Minnesota Academy of Family Physicians (MAFP) resident physician and medical student members wrote the following statement in response to the defacement of the George Floyd mural by a University of Minnesota medical student.
Recently, a medical student from the University of Minnesota defaced the George Floyd mural at the very location police murdered George Floyd. As medical student and resident members of the MAFP (many of whom are also members of the University of Minnesota Medical School community), we are disgusted by this act of racism.
We read the letter sent out to the University of Minnesota Medical School community from the dean on Thursday, August 20, 2020, and feel it falls short in acknowledging key points about transparency, accountability and harm to the Black community.
We stand with the community harmed in this act of hate and racism and want to center the voices and experiences of Black people in the medical setting and surrounding community. The videos from the death of George Floyd showed that at every step he was denied basic medical care and compassion, starting with the police and continuing with the paramedics. This is an all too common experience for Black people. We, as a medical community, need to work toward eliminating racism in medicine and earning the trust of the communities we serve.
We see how this incident is connected to the systems of oppression and structural violence held up by the medical community. It is not lost on us that during the same week that University of Minnesota Associate Professor Rachel Hardeman, PhD, published her work on the improved survival of Black infants when cared for by Black physicians, a white medical student defaced a memorial and center for community healing for Black members of our community.

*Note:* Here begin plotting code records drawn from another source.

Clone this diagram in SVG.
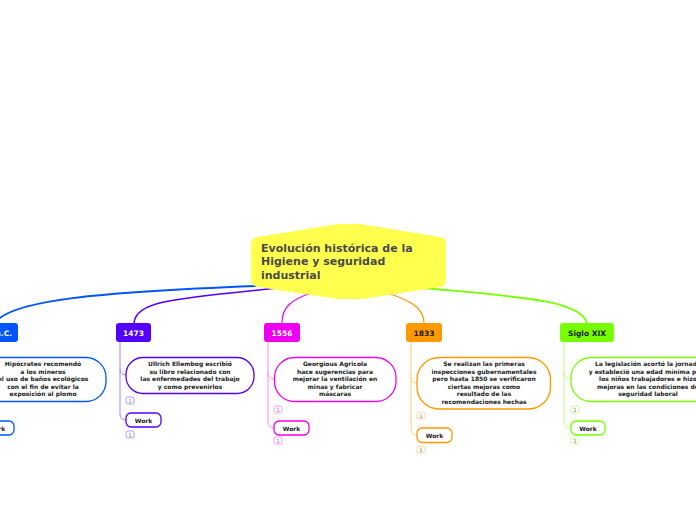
<svg xmlns="http://www.w3.org/2000/svg" width="696" height="520" viewBox="0 0 696 520">
<style>
.t{font-family:"DejaVu Sans",Verdana,sans-serif;font-weight:bold}
.title{font-size:11px;fill:#4a4a4a}
.main{font-size:7.5px;text-anchor:middle}
.sub{font-size:6px;fill:#1a1a1a;text-anchor:middle}
.badge{font-size:5px;fill:#777;text-anchor:middle;font-family:"DejaVu Sans",sans-serif}
.conn{fill:none;stroke-linecap:round}
</style>
<rect width="696" height="520" fill="#ffffff"/>
<g id="connectors">
  <path class="conn" d="M 256 286 C 100 292, 10 300, -5 323" stroke="#0055ff" stroke-width="1.8"/>
  <path class="conn" d="M 278 288 C 180 298, 136 300, 134 323" stroke="#5500ff" stroke-width="1.5"/>
  <path class="conn" d="M 311 293 C 290 300, 282 308, 282 323" stroke="#ee00ee" stroke-width="1.2"/>
  <path class="conn" d="M 387 293 C 410 300, 424 308, 424 323" stroke="#ff9900" stroke-width="1.2"/>
  <path class="conn" d="M 423 288 C 520 297, 580 300, 587 323" stroke="#77ff00" stroke-width="1.8"/>
  <path class="conn" d="M 120 342 V 414 Q 120 420 126 420 M 120 369 Q 120 375 126 375" stroke="#aa80ff" stroke-width="1"/>
  <path class="conn" d="M 268 342 V 422 Q 268 428 274 428 M 268 373 Q 268 379 274 379" stroke="#ff88ff" stroke-width="1"/>
  <path class="conn" d="M 411 342 V 429 Q 411 435 417 435 M 411 377 Q 411 383 417 383" stroke="#ffcc80" stroke-width="1"/>
  <path class="conn" d="M 564 342 V 422 Q 564 428 571 428 M 564 373 Q 564 379 571 379" stroke="#bbff80" stroke-width="1"/>
</g>
<g id="center">
  <path d="M 258 237 L 338 224 L 360 224 L 440 237 Q 446 238 446 244 L 446 280 Q 446 286 440 287 L 362 299 L 338 299 L 258 287 Q 251 286 251 280 L 251 244 Q 251 238 258 237 Z" fill="#ffff4d"/>
  <text class="t title" x="261" y="252">Evolución histórica de la</text>
  <text class="t title" x="261" y="265">Higiene y seguridad</text>
  <text class="t title" x="261" y="279">industrial</text>
</g>
<g id="topic-ac">
  <rect x="-40" y="323" width="58" height="19" rx="3" fill="#0055ff"/>
  <text class="t main" x="12" y="335.5" fill="#ffffff" style="text-anchor:end">400 a.C.</text>
</g>
<g id="sub-ac">
  <rect x="-30" y="357.5" width="136" height="44" rx="20" fill="#fff" stroke="#0055ff" stroke-width="1.3"/>
  <text class="t sub" x="43" y="366">Hipócrates recomendó</text>
  <text class="t sub" x="43" y="373.5">a los mineros</text>
  <text class="t sub" x="43" y="381">el uso de baños ecológicos</text>
  <text class="t sub" x="43" y="388.5">con el fin de evitar la</text>
  <text class="t sub" x="43" y="396">exposición al plomo</text>
</g>
<g id="work-ac">
  <rect x="-21" y="421" width="35" height="14" rx="5" fill="#fff" stroke="#0055ff" stroke-width="1.3"/>
  <text class="t sub" x="-3.5" y="430.5">Work</text>
</g>
<g id="topic-1473">
  <rect x="116" y="323" width="35" height="19" rx="3" fill="#5500ff"/>
  <text class="t main" x="133.5" y="335.5" fill="#ffffff">1473</text>
</g>
<g id="sub-1473">
  <rect x="126" y="357.5" width="128" height="36" rx="17" fill="#fff" stroke="#5500ff" stroke-width="1.3"/>
  <text class="t sub" x="190" y="366">Ullrich Ellembog escribió</text>
  <text class="t sub" x="190" y="373.5">su libro relacionado con</text>
  <text class="t sub" x="190" y="381">las enfermedades del trabajo</text>
  <text class="t sub" x="190" y="388.5">y como prevenirlos</text>
  <rect x="126" y="397" width="8" height="7" rx="2" fill="#fff" stroke="#aa80ff" stroke-width="0.8"/>
  <text class="badge" x="130" y="402.5">1</text>
</g>
<g id="work-1473">
  <rect x="126" y="413" width="35" height="14" rx="5" fill="#fff" stroke="#5500ff" stroke-width="1.3"/>
  <text class="t sub" x="143.5" y="422.5">Work</text>
  <rect x="126" y="431" width="8" height="7" rx="2" fill="#fff" stroke="#aa80ff" stroke-width="0.8"/>
  <text class="badge" x="130" y="436.5">1</text>
</g>
<g id="topic-1556">
  <rect x="264" y="323" width="36" height="19" rx="3" fill="#ee00ee"/>
  <text class="t main" x="282" y="335.5" fill="#ffffff">1556</text>
</g>
<g id="sub-1556">
  <rect x="274.5" y="357.5" width="121.5" height="44" rx="20" fill="#fff" stroke="#ee00ee" stroke-width="1.3"/>
  <text class="t sub" x="335" y="366">Georgious Agricola</text>
  <text class="t sub" x="335" y="373.5">hace sugerencias para</text>
  <text class="t sub" x="335" y="381">mejorar la ventilación en</text>
  <text class="t sub" x="335" y="388.5">minas y fabricar</text>
  <text class="t sub" x="335" y="396">máscaras</text>
  <rect x="274" y="406" width="8" height="7" rx="2" fill="#fff" stroke="#ff88ff" stroke-width="0.8"/>
  <text class="badge" x="278" y="411.5">1</text>
</g>
<g id="work-1556">
  <rect x="274" y="421" width="35" height="14" rx="5" fill="#fff" stroke="#ee00ee" stroke-width="1.3"/>
  <text class="t sub" x="291.5" y="430.5">Work</text>
  <rect x="274" y="437" width="8" height="7" rx="2" fill="#fff" stroke="#ff88ff" stroke-width="0.8"/>
  <text class="badge" x="278" y="442.5">1</text>
</g>
<g id="topic-1833">
  <rect x="406" y="323" width="36" height="19" rx="3" fill="#ff9900"/>
  <text class="t main" x="424" y="335.5" fill="#1a1a1a">1833</text>
</g>
<g id="sub-1833">
  <rect x="417" y="357.5" width="133.5" height="51.5" rx="22" fill="#fff" stroke="#ff9900" stroke-width="1.3"/>
  <text class="t sub" x="484" y="366">Se realizan las primeras</text>
  <text class="t sub" x="484" y="373.5">inspecciones gubernamentales</text>
  <text class="t sub" x="484" y="381">pero hasta 1850 se verificaron</text>
  <text class="t sub" x="484" y="388.5">ciertas mejoras como</text>
  <text class="t sub" x="484" y="396">resultado de las</text>
  <text class="t sub" x="484" y="403.5">recomendaciones hechas</text>
  <rect x="417" y="412" width="8" height="7" rx="2" fill="#fff" stroke="#ffcc80" stroke-width="0.8"/>
  <text class="badge" x="421" y="417.5">1</text>
</g>
<g id="work-1833">
  <rect x="417" y="428" width="35" height="14.5" rx="5" fill="#fff" stroke="#ff9900" stroke-width="1.3"/>
  <text class="t sub" x="434.5" y="437.5">Work</text>
  <rect x="417" y="446" width="8" height="7" rx="2" fill="#fff" stroke="#ffcc80" stroke-width="0.8"/>
  <text class="badge" x="421" y="451.5">1</text>
</g>
<g id="topic-sigloxix">
  <rect x="560" y="323" width="54" height="19" rx="3" fill="#77ff00"/>
  <text class="t main" x="587" y="335.5" fill="#1a1a1a">Siglo XIX</text>
</g>
<g id="sub-sigloxix">
  <rect x="571" y="357.5" width="160" height="44" rx="20" fill="#fff" stroke="#77ff00" stroke-width="1.3"/>
  <text class="t sub" x="648" y="366">La legislación acortó la jornada</text>
  <text class="t sub" x="648" y="373.5">y estableció una edad mínima para</text>
  <text class="t sub" x="648" y="381">los niños trabajadores e hizo</text>
  <text class="t sub" x="648" y="388.5">mejoras en las condiciones de</text>
  <text class="t sub" x="648" y="396">seguridad laboral</text>
  <rect x="571" y="406" width="8" height="7" rx="2" fill="#fff" stroke="#bbff80" stroke-width="0.8"/>
  <text class="badge" x="575" y="411.5">1</text>
</g>
<g id="work-sigloxix">
  <rect x="571" y="421" width="34" height="14" rx="5" fill="#fff" stroke="#77ff00" stroke-width="1.3"/>
  <text class="t sub" x="588" y="430.5">Work</text>
  <rect x="571" y="437" width="8" height="7" rx="2" fill="#fff" stroke="#bbff80" stroke-width="0.8"/>
  <text class="badge" x="575" y="442.5">1</text>
</g>
</svg>
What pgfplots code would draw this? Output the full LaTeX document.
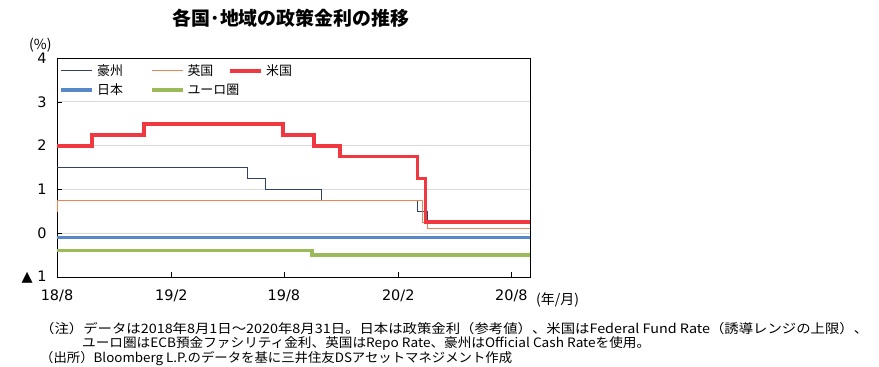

How can our Black patients trust and partner with us for meaningful, effective health care if we first do not prove ourselves to be worthy of that trust?
We support the medical students at the University of Minnesota asking for accountability of our colleague and the culture of medicine that perpetuates this behavior. Medical students that speak up against injustices put their careers at risk when disrupting the status quo. We stand with them in challenging the systems that discriminate against Black patients, even as they hold their colleague accountable. We need more physicians speaking truth to power if we aim to work toward health equity and justice.